Challenge: Here are some records; copy every line that holds the word "this".

----------

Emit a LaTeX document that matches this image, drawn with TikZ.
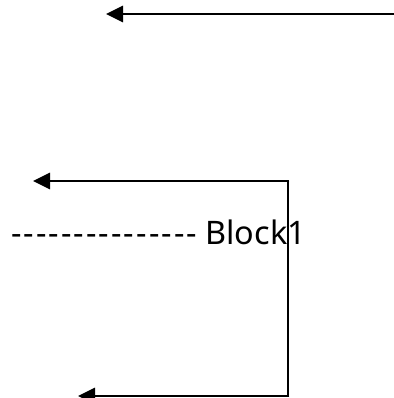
\documentclass[tikz,border=0pt]{standalone}
\usepackage{fontspec}
\newfontfamily\lblfont{Noto Sans}
\usetikzlibrary{arrows.meta}
\newcommand\dd{-\kern2.1pt}
\tikzset{
  conn/.style={line width=2.8pt, -{Triangle[length=17pt,width=16pt]}},
  plain/.style={line width=2.8pt},
  lbl/.style={font=\lblfont\fontsize{32.4}{38}\selectfont, inner sep=0pt, anchor=base west}
}
\begin{document}
\begin{tikzpicture}[x=1pt,y=-1pt]
\useasboundingbox (0,0) rectangle (393,398);
\coordinate (t1) at (395,14);
\coordinate (t2) at (106,14);
\coordinate (m) at (288,181);
\coordinate (ma) at (33,181);
\coordinate (b) at (288,396);
\coordinate (ba) at (78,396);
\draw[conn] (t1) -- (t2);
\draw[plain] (m) -- (b);
\draw[conn] ([xshift=1.4pt]m) -- (ma);
\draw[conn] ([xshift=1.4pt]b) -- (ba);
\node[lbl] (blk) at (11,244) {\dd\dd\dd\dd\dd\dd\dd\dd\dd\dd\dd\dd\dd\dd- Block1};
\end{tikzpicture}
\end{document}
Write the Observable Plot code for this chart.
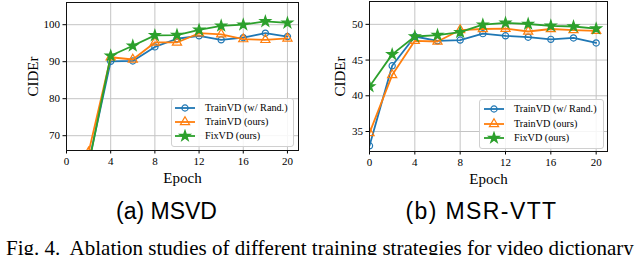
<!DOCTYPE html>
<html>
<head>
<meta charset="utf-8">
<script src="https://cdn.jsdelivr.net/npm/d3@7"></script>
<script src="https://cdn.jsdelivr.net/npm/@observablehq/plot@0.6"></script>
<style>
  html, body { margin: 0; padding: 0; background: #fff; }
  #wrap { position: relative; width: 640px; height: 255px; overflow: hidden; background: #fff; }
  .panel { position: absolute; top: 0; width: 320px; height: 190px; }
  .sub { position: absolute; font-family: "Liberation Sans", Arial, sans-serif; font-size: 23px; line-height: 23px; transform: translateX(-50%); white-space: nowrap; color: #000; }
  .cap { position: absolute; left: 6px; top: 238px; font-family: "Liberation Serif", serif; font-size: 21px; line-height: 21px; white-space: pre; color: #000; }
  .legend { position: absolute; background: rgba(255,255,255,0.85); border: 1px solid #d0d0d0; border-radius: 3px; font-family: "Liberation Serif", serif; font-size: 10.2px; color: #000; }
  .legend .row { position: absolute; left: 0; height: 14px; line-height: 14px; white-space: nowrap; }
  .legend svg { position: absolute; top: 0; }
</style>
</head>
<body>
<div id="wrap"></div>
<script>
// ---------- data ----------
const xTicks = [0, 4, 8, 12, 16, 20];
const seriesNames = ["TrainVD (w/ Rand.)", "TrainVD (ours)", "FixVD (ours)"];
const seriesColors = ["#1f77b4", "#ff7f0e", "#2ca02c"];
const seriesSymbols = ["circle", "triangle", "star"];

// (a) MSVD
const msvdEpochs = [2, 4, 6, 8, 10, 12, 14, 16, 18, 20];
const msvdRand  = [62.6, 90.1, 90.2, 94.0, 96.2, 97.0, 95.9, 96.5, 97.7, 96.8];
const msvdTrain = [65.5, 91.2, 90.6, 95.2, 95.2, 97.7, 97.4, 96.1, 95.9, 96.3];
const msvdFix   = [62.0, 91.6, 94.3, 97.1, 97.2, 98.6, 99.7, 100.0, 100.9, 100.5];
const msvdYTicks = [70, 80, 90, 100];

// (b) MSR-VTT
const msrEpochs = [0, 2, 4, 6, 8, 10, 12, 14, 16, 18, 20];
const msrRand  = [33.0, 44.2, 48.3, 47.7, 47.8, 48.7, 48.4, 48.2, 47.9, 48.1, 47.4];
const msrTrain = [34.8, 42.9, 47.7, 47.6, 49.2, 49.35, 49.4, 49.0, 49.35, 49.2, 49.1];
const msrFix   = [41.3, 45.8, 48.3, 48.5, 48.9, 49.95, 50.2, 50.05, 49.8, 49.7, 49.4];
const msrYTicks = [35, 40, 45, 50];

const subTitles = ["(a) MSVD", "(b) MSR-VTT"];
const caption = "Fig. 4.  Ablation studies of different training strategies for video dictionary";

// ---------- drawing ----------
const symbolR = {circle: 3.1, triangle: 3.4, star: 3.3};

function symbolMark(rows, i) {
  const sym = seriesSymbols[i];
  const filled = sym === "star";
  return Plot.dot(rows, {
    x: "epoch", y: "value", symbol: () => sym,
    r: symbolR[sym],
    stroke: seriesColors[i], strokeWidth: 1.2,
    fill: filled ? seriesColors[i] : "none",
    clip: true
  });
}

function chart(epochs, valuesList, yDomain, yTicks, m, labelDx) {
  const rowsList = valuesList.map((vals, i) => vals.map((v, j) => ({epoch: epochs[j], value: v, name: seriesNames[i]})));
  const marks = [
    Plot.gridX(xTicks, {stroke: "#c4c4c4", strokeOpacity: 1, strokeWidth: 1}),
    Plot.gridY(yTicks, {stroke: "#c4c4c4", strokeOpacity: 1, strokeWidth: 1})
  ];
  rowsList.forEach((rows, i) => {
    marks.push(Plot.line(rows, {x: "epoch", y: "value", stroke: seriesColors[i], strokeWidth: 1.8, clip: true}));
    marks.push(symbolMark(rows, i));
  });
  marks.push(
    Plot.axisX(xTicks, {tickSize: 3.5, tickPadding: 3, label: null, tickFormat: d => String(d)}),
    Plot.axisY(yTicks, {tickSize: 3.5, tickPadding: 3, label: null, tickFormat: d => String(d)}),
    Plot.frame({stroke: "#111", strokeWidth: 1}),
    Plot.text(["Epoch"], {text: d => d, frameAnchor: "bottom", dy: 28, lineAnchor: "middle", fontSize: 15}),
    Plot.text(["CIDEr"], {text: d => d, frameAnchor: "left", dx: labelDx, rotate: -90, lineAnchor: "middle", textAnchor: "middle", fontSize: 15})
  );
  return Plot.plot({
    width: 320, height: 190,
    marginLeft: m[0], marginRight: m[1], marginTop: m[2], marginBottom: m[3],
    style: {fontFamily: "Liberation Serif, serif", fontSize: "11px", color: "#000", background: "transparent", overflow: "visible"},
    x: {domain: [0, 21]},
    y: {domain: yDomain},
    marks
  });
}

function legend(left, top, width, height, rowTops, lineX, textX) {
  const box = document.createElement("div");
  box.className = "legend";
  Object.assign(box.style, {left: left + "px", top: top + "px", width: width + "px", height: height + "px"});
  seriesNames.forEach((name, i) => {
    const row = document.createElement("div");
    row.className = "row";
    row.style.top = rowTops[i] + "px";
    row.style.width = width + "px";
    const ns = "http://www.w3.org/2000/svg";
    const svg = document.createElementNS(ns, "svg");
    svg.setAttribute("width", 24); svg.setAttribute("height", 14);
    svg.style.left = lineX + "px";
    const ln = document.createElementNS(ns, "line");
    ln.setAttribute("x1", 1); ln.setAttribute("x2", 21); ln.setAttribute("y1", 7); ln.setAttribute("y2", 7);
    ln.setAttribute("stroke", seriesColors[i]); ln.setAttribute("stroke-width", 1.8);
    svg.appendChild(ln);
    const p = document.createElementNS(ns, "path");
    const symType = {circle: d3.symbolCircle, triangle: d3.symbolTriangle, star: d3.symbolStar}[seriesSymbols[i]];
    const r = symbolR[seriesSymbols[i]];
    p.setAttribute("d", d3.symbol(symType, Math.PI * r * r)());
    p.setAttribute("transform", "translate(11,7)");
    p.setAttribute("stroke", seriesColors[i]); p.setAttribute("stroke-width", 1.2);
    p.setAttribute("fill", seriesSymbols[i] === "star" ? seriesColors[i] : "none");
    svg.appendChild(p);
    row.appendChild(svg);
    const t = document.createElement("span");
    t.textContent = name;
    t.style.position = "absolute"; t.style.left = textX + "px";
    row.appendChild(t);
    box.appendChild(row);
  });
  return box;
}

const wrap = document.getElementById("wrap");
const p1 = document.createElement("div"); p1.className = "panel"; p1.style.left = "0px";
p1.appendChild(chart(msvdEpochs, [msvdRand, msvdTrain, msvdFix], [66, 106], msvdYTicks, [66, 22, 2, 40], -33));
wrap.appendChild(p1);
const p2 = document.createElement("div"); p2.className = "panel"; p2.style.left = "320px";
p2.appendChild(chart(msrEpochs, [msrRand, msrTrain, msrFix], [32.2, 53.2], msrYTicks, [49, 33, 1, 39], -29));
wrap.appendChild(p2);

wrap.appendChild(legend(171, 98, 121, 47, [2, 16, 30], 2, 33));
wrap.appendChild(legend(479, 99, 123, 48, [2, 17, 31], 3, 34));

[[166.5, 200, 0], [481.5, 200, 1.4]].forEach(([x, y, ls], i) => {
  const d = document.createElement("div");
  d.className = "sub"; d.style.left = x + "px"; d.style.top = y + "px";
  d.style.letterSpacing = ls + "px";
  d.textContent = subTitles[i];
  wrap.appendChild(d);
});
const c = document.createElement("div");
c.className = "cap"; c.textContent = caption;
wrap.appendChild(c);
</script>
</body>
</html>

----------

In response:
Emit a LaTeX document that matches this image, drawn with TikZ.
Write the Observable Plot code for this chart.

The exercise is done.